China’s literal “sell” is a present that the West collectively presented to the CCP by giving them all the “dirty” jobs that “clean” energy requires to be undertaken to make it.  Unwilling to soil either their hands or their consciences, the West got themselves out of the business of mining or making so-called “rare earth” minerals.  That foisting abroad these “dirty” endeavors when the “problem” they are facing is global (as in “warming”)—and that they were shunting them aside to a country with laxer or no environmental regulations, thus making for an outcome that was even “dirtier”—made no sense also made no difference. 

So, China was given a virtual monopoly on extracting these substances.  And with a virtual monopoly at the origin of the product chain, why not move that monopoly vertically further up and sell “green energy” goods to a West happy to pay any price to make its principles real? 

So, China did.  It essentially became a monopoly supplier of “green” technology from solar panels to wind turbines to electric batteries.  The position that the West gifted to China was one of twofold advantage.  China could sell with almost absolute market leverage and reap outsized profits, profits that China could hold back in the short run to drive out other competitors and further enhance its monopoly and profits in the long run.  Such a philosophy perfectly matched the mercantilist approach China has taken since the West took it into the global trading system—and was taken in, in turn, by the idea that, by taking China in, China would change.

Further, China benefited from the West’s use of more expensive and less efficient energy technology, which raised the West’s cost of production and the cost of its goods in the global market.  China therefore, became relatively more competitive. 

China won on both sides of the West’s “green” shift.  Handsomely.  It reaped outsized rewards from the direct sale of “green” technology and then reaped the relative reward from the West’s implementation of the more costly and less efficient energy technology it sold them. 
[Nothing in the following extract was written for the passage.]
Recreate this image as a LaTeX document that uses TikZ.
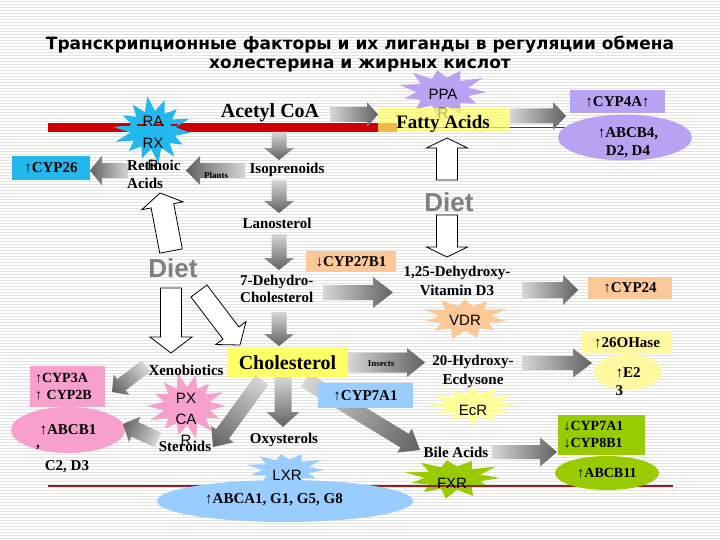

You couldn’t make this up; nor could China have ever obtained such a one-sided relationship on its own. Instead, China was given it.  On a silver platter—or rather, a lithium one.  And to boot this relationship also gave China geopolitical leverage whenever it threatens to withhold its “green” products from the West.

Now, though China is seeing its twofold advantage unwinding.  The evidence is not just in the Trump administration’s unilateral actions or COP30’s multilateral inaction, but in the concerted actions of the West to circumvent China’s “green” monopoly.  Just this month, the U.S. joined 54 nations and the European Commission in a ministerial summit to take “action to build secure and resilient critical mineral supply chains.”

While environmentalists want to write the Trump administration’s revocation to Trump alone and COP30 to an unwieldy process, the steps back from “green energy” alarmism have been noticeable for some time.  JPMorgan Chase CEO Jamie Dimon recently warned Europe: “Europe has gone from 90% of U.S. GDP to 65% over 10 or 15 years. That’s not good.”  It’s worth noting that Dimon’s timetable of EU decline sits squarely in the period since 2015’s Paris Agreement. 

Just ahead of COP30, Bill Gates spoke sanity to the sanctimonious holding a “doomsday view of climate change”:   “Fortunately for all of us, this view is wrong. Although climate change will have serious consequences—particularly for people in the poorest countries—it will not lead to humanity’s demise. People will be able to live and thrive in most places on Earth for the foreseeable future. Emissions projections have gone down, and with the right policies and investments, innovation will allow us to drive emissions down much further.”

Even European leaders have been echoing these as Europeans have suffered the fallout of their diminished competitiveness.  Said Belgian Prime Minister Bart De Wever recently: “The EU’s green energy policies make it impossible to provide for our own energy needs, make it impossible to mine for rare minerals in Europe…..we’ve made dogmatic choices against nuclear energy which was the stupidity of the century…The de-carbonisation of Europe risks becoming synonymous with the de-industrialisation of Europe.” 

China could not have said it better…though of course, China never would admit it.